## [PROBLEM STATEMENT]
Everything from the line containing "Write a component" through the line containing "import * as" must be written out exactly, and nothing more; leave any pictures out.

-- Start of DATA ROWS --

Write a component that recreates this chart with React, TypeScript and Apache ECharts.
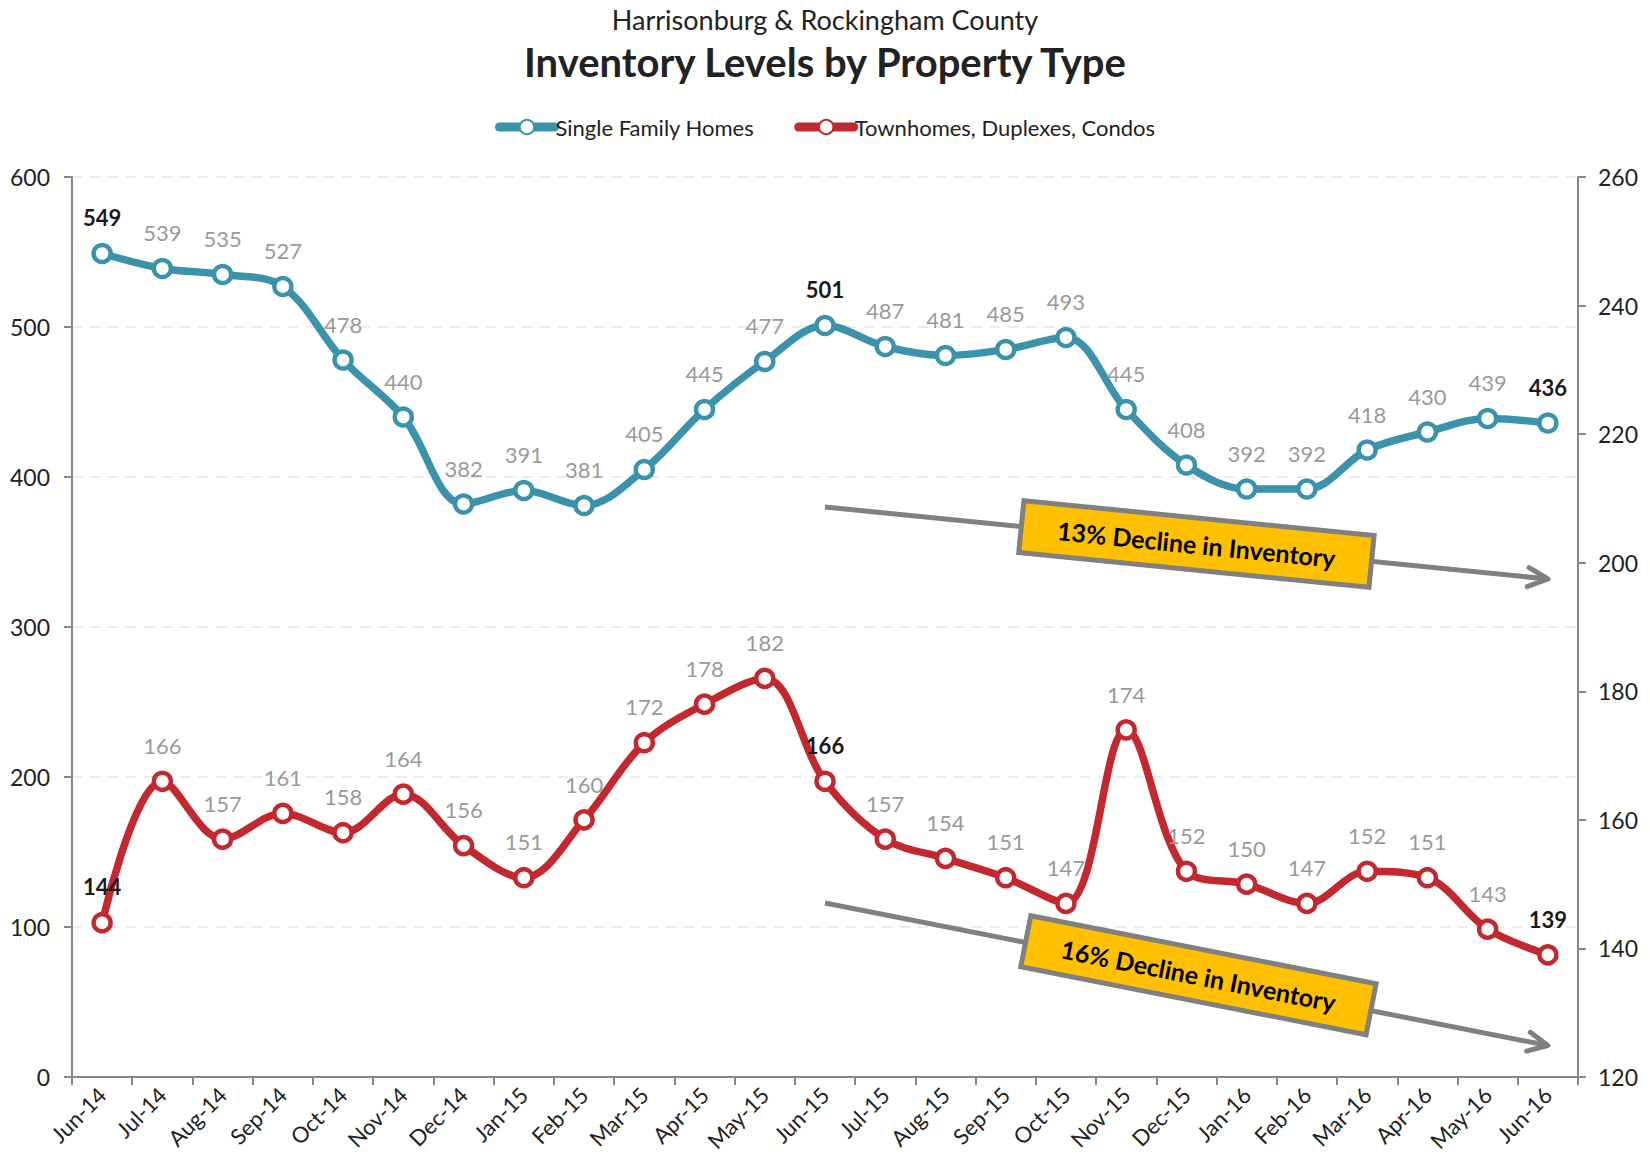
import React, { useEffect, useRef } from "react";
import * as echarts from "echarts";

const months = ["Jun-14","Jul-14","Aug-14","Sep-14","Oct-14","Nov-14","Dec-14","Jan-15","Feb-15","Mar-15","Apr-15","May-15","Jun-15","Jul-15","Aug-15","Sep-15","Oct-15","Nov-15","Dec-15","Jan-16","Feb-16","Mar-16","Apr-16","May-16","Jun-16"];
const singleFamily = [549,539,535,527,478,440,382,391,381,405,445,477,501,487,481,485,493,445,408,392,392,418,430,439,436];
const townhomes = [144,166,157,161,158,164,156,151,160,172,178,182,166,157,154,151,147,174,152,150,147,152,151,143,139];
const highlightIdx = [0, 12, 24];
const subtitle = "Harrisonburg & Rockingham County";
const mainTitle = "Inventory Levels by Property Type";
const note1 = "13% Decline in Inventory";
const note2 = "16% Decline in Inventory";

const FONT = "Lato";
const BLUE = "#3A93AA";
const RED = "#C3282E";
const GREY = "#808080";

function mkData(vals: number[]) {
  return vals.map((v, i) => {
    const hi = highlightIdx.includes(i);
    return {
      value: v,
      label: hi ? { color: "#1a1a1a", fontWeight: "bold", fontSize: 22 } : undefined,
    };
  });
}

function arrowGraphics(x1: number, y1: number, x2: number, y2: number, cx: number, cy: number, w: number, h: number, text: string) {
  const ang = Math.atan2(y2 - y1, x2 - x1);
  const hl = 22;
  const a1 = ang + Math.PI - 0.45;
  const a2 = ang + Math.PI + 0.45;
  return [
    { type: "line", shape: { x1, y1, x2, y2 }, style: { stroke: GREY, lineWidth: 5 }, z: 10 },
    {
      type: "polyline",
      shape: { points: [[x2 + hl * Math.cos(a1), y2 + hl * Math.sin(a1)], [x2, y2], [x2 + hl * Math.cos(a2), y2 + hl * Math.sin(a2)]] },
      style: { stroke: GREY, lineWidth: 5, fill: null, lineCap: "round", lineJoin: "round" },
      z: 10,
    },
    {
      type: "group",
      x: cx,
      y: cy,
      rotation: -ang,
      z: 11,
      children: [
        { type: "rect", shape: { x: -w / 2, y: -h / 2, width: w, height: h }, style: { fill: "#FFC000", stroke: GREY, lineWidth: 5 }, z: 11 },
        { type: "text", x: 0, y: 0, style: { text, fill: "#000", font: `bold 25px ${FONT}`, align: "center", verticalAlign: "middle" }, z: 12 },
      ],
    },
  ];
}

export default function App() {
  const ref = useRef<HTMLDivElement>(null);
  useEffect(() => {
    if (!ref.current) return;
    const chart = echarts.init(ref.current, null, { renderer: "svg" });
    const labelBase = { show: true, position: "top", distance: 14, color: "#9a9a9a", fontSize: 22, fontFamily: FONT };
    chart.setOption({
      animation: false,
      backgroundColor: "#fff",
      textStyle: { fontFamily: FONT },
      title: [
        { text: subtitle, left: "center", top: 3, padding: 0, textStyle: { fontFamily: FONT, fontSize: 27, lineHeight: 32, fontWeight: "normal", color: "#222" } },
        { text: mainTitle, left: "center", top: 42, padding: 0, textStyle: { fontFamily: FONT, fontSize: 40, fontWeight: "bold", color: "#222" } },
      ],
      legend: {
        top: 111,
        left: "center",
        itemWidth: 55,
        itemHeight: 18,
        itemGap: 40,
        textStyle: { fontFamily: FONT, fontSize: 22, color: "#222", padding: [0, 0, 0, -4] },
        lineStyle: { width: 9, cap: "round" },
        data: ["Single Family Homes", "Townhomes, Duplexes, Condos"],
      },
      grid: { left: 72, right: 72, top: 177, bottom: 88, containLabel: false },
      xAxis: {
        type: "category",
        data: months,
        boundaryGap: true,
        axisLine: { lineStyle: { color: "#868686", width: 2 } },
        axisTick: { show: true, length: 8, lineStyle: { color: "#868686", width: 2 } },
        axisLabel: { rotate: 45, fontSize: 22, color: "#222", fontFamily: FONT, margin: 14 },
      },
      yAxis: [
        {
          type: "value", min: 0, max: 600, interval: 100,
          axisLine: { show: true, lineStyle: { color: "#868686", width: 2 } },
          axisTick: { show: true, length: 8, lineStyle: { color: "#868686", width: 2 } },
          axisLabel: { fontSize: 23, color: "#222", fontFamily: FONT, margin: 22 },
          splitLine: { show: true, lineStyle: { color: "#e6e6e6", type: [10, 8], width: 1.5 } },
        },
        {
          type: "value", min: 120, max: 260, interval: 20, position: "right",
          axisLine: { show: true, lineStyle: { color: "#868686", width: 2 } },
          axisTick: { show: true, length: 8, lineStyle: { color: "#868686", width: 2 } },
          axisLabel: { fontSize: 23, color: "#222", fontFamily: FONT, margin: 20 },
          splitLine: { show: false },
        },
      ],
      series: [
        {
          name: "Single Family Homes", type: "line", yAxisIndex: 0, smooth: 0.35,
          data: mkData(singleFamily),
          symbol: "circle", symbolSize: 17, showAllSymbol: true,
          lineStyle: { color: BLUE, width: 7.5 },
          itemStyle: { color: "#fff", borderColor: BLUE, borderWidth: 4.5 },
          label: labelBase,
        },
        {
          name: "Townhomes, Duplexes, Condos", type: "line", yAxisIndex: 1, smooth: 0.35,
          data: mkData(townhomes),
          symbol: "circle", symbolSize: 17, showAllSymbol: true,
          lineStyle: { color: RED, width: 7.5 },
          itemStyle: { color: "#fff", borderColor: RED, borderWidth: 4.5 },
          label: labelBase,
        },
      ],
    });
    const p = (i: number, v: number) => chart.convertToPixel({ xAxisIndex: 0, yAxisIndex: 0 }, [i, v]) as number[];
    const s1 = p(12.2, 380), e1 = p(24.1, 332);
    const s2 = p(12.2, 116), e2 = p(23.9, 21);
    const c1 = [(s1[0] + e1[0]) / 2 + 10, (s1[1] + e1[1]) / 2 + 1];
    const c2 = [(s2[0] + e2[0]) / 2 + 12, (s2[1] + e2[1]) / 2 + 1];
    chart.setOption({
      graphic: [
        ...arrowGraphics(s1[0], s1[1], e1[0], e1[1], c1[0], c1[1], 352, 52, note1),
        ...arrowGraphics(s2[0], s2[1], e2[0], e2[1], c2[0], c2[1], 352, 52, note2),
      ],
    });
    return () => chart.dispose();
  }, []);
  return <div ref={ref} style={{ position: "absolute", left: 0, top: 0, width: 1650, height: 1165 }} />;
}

-- End of DATA ROWS --
-- Start of DATA ROWS --

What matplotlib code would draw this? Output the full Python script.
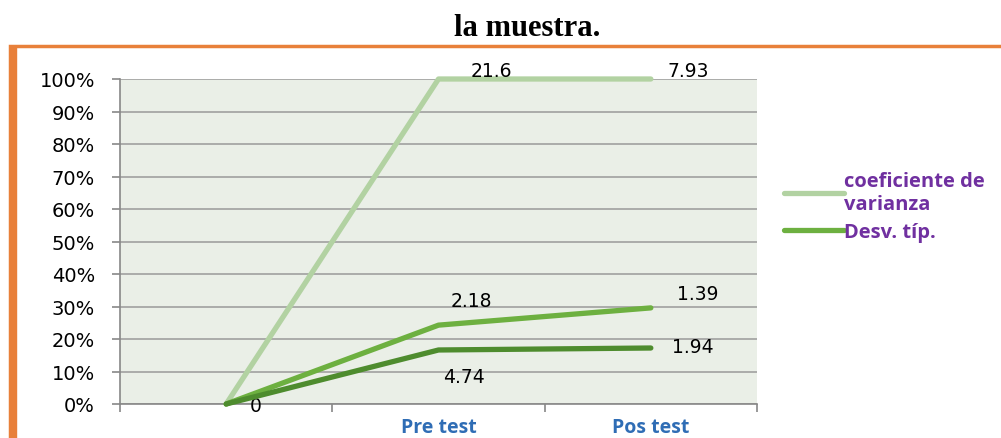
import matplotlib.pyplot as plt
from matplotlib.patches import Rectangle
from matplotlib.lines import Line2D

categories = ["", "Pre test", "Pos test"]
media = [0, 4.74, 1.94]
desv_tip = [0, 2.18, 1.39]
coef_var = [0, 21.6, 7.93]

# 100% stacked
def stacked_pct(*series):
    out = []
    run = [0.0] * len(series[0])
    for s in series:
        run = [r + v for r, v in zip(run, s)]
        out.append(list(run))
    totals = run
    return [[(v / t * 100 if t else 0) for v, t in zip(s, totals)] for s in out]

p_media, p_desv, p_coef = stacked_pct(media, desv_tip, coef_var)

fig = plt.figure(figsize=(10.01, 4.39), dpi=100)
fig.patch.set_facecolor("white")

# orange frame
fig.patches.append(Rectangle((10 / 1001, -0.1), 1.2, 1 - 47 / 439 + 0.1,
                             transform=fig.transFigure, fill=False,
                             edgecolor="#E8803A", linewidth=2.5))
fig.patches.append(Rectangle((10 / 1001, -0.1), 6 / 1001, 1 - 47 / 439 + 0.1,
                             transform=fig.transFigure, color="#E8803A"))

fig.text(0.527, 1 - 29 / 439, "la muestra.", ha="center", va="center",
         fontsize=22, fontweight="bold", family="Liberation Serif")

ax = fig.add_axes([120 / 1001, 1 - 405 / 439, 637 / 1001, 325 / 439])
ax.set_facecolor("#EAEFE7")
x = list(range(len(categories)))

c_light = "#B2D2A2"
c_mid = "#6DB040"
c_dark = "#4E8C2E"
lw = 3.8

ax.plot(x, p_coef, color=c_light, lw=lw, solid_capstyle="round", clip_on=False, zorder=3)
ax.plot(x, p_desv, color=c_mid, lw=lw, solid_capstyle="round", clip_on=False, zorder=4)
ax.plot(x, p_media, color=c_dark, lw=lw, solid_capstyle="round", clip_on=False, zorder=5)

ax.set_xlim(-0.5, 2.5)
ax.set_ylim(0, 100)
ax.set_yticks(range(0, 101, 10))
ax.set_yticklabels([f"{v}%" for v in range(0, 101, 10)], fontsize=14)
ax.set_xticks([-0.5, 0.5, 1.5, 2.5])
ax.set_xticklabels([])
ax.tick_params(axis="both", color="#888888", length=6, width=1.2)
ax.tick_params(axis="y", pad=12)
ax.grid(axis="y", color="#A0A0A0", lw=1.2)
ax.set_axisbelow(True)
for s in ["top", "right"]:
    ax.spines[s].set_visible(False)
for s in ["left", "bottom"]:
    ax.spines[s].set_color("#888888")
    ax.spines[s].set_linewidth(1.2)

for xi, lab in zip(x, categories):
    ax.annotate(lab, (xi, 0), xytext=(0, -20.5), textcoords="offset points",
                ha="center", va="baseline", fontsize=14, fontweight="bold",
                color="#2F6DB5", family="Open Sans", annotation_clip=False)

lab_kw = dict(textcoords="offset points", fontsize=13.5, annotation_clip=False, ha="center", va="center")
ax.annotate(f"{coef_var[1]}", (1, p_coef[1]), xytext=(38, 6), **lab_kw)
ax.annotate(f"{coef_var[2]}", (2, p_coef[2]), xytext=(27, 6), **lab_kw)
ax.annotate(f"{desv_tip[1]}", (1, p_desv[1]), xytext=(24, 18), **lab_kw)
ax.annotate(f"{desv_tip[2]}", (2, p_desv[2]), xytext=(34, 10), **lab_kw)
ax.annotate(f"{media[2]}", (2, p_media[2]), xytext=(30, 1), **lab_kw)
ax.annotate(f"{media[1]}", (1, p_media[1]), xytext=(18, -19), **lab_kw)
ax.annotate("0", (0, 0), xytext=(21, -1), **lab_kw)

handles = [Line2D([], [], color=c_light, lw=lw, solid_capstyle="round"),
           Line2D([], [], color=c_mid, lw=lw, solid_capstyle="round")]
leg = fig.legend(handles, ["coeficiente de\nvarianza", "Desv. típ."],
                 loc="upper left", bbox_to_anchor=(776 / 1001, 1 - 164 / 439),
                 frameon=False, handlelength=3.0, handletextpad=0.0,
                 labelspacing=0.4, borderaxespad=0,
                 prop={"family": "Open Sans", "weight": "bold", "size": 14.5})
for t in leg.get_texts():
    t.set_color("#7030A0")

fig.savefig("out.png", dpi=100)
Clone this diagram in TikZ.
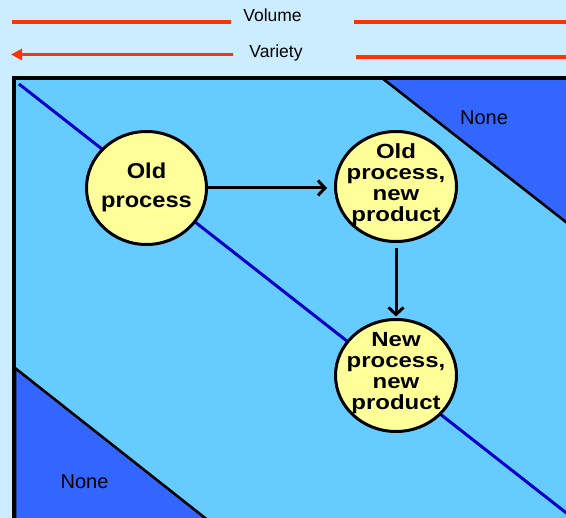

-- End of DATA ROWS --

## [OUTPUT OF THE EXERCISE]
Write a component that recreates this chart with React, TypeScript and Apache ECharts.
import React, { useEffect, useRef } from "react";
import * as echarts from "echarts";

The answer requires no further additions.